EXERCISE
Work out how many lines in the listing below include the word "matplotlib"; answer with the number alone.

PROVIDED MATERIAL
(begin)
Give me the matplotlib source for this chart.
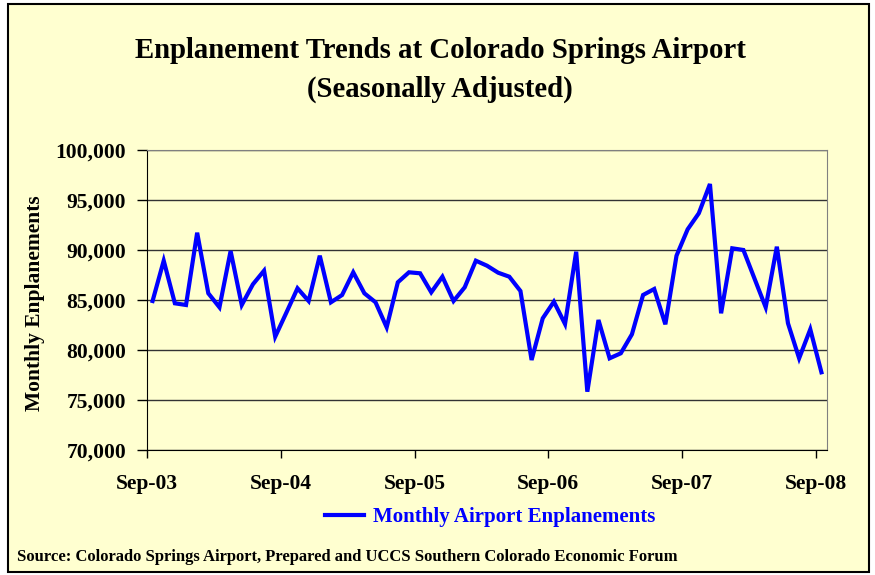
import matplotlib.pyplot as plt
from matplotlib.patches import Rectangle
from matplotlib.ticker import FuncFormatter

# monthly, Sep-03 .. Sep-08 (61 months)
enplanements = [
    84900, 88930, 84670, 84500, 91730, 85670, 84270, 89900, 84500, 86570,
    87930, 81330, 83730, 86170, 84900, 89430, 84770, 85500, 87770, 85670,
    84770, 82270, 86770, 87770, 87670, 85770, 87330, 84900, 86270, 88930,
    88430, 87730, 87330, 85900, 79000, 83170, 84830, 82600, 89830, 75830,
    83000, 79170, 79670, 81570, 85500, 86100, 82570, 89430, 92070, 93670,
    96600, 83670, 90170, 90000, 87130, 84270, 90330, 82670, 79170, 82070,
    77770,
]
tick_labels = ["Sep-03", "Sep-04", "Sep-05", "Sep-06", "Sep-07", "Sep-08"]
y_ticks = [70000, 75000, 80000, 85000, 90000, 95000, 100000]

bg = "#FFFFD0"
font = "Liberation Serif"

fig = plt.figure(figsize=(8.75, 5.75), dpi=100)
fig.patch.set_facecolor("white")
fig.patches.append(Rectangle((8 / 875, 3 / 575), 861 / 875, 568 / 575,
                             transform=fig.transFigure, facecolor=bg,
                             edgecolor="black", linewidth=1.5, zorder=-10))

ax = fig.add_axes([147 / 875, 1 - 450 / 575, 680 / 875, 300 / 575])
ax.set_facecolor(bg)

x = [i + 0.5 for i in range(len(enplanements))]
line, = ax.plot(x, enplanements, color="#0000FF", linewidth=3,
                label="Monthly Airport Enplanements", solid_joinstyle="miter")

ax.set_xlim(0, len(enplanements))
ax.set_ylim(70000, 100000)
ax.set_yticks(y_ticks)
ax.yaxis.set_major_formatter(FuncFormatter(lambda v, p: f"{int(v):,}"))
ax.set_xticks(range(0, 61, 12))
ax.set_xticklabels(tick_labels)
ax.grid(axis="y", color="#333333", linewidth=1)
ax.set_axisbelow(True)

for lbl in ax.get_yticklabels() + ax.get_xticklabels():
    lbl.set_fontfamily(font)
    lbl.set_fontweight("bold")
    lbl.set_fontsize(15.5)
ax.tick_params(axis="y", direction="out", length=7, width=1, pad=8)
ax.tick_params(axis="x", direction="out", length=6, width=1, pad=11)

ax.spines["left"].set_color("black")
ax.spines["bottom"].set_color("black")
ax.spines["top"].set_color("#808080")
ax.spines["right"].set_color("#808080")

ax.set_ylabel("Monthly Enplanements", fontfamily=font, fontweight="bold",
              fontsize=15.5, va="center")
ax.yaxis.set_label_coords((35 - 147) / 680, 0.49)

fig.text(0.503, 1 - 50 / 575, "Enplanement Trends at Colorado Springs Airport",
         ha="center", va="center", fontfamily=font, fontweight="bold", fontsize=20.7)
fig.text(0.503, 1 - 89 / 575, "(Seasonally Adjusted)",
         ha="center", va="center", fontfamily=font, fontweight="bold", fontsize=20.7)

leg = fig.legend(handles=[line], loc="center", bbox_to_anchor=(490 / 875, 1 - 517 / 575),
                 frameon=False, handlelength=1.9, handletextpad=0.4,
                 prop={"family": font, "weight": "bold", "size": 15})
for t in leg.get_texts():
    t.set_color("#0000FF")

fig.text(17 / 875, 1 - 557 / 575,
         "Source: Colorado Springs Airport, Prepared and UCCS Southern Colorado Economic Forum",
         ha="left", va="center", fontfamily=font, fontweight="bold", fontsize=12)

fig.savefig("out.png", dpi=100, facecolor=fig.get_facecolor())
(end)
RESULT
4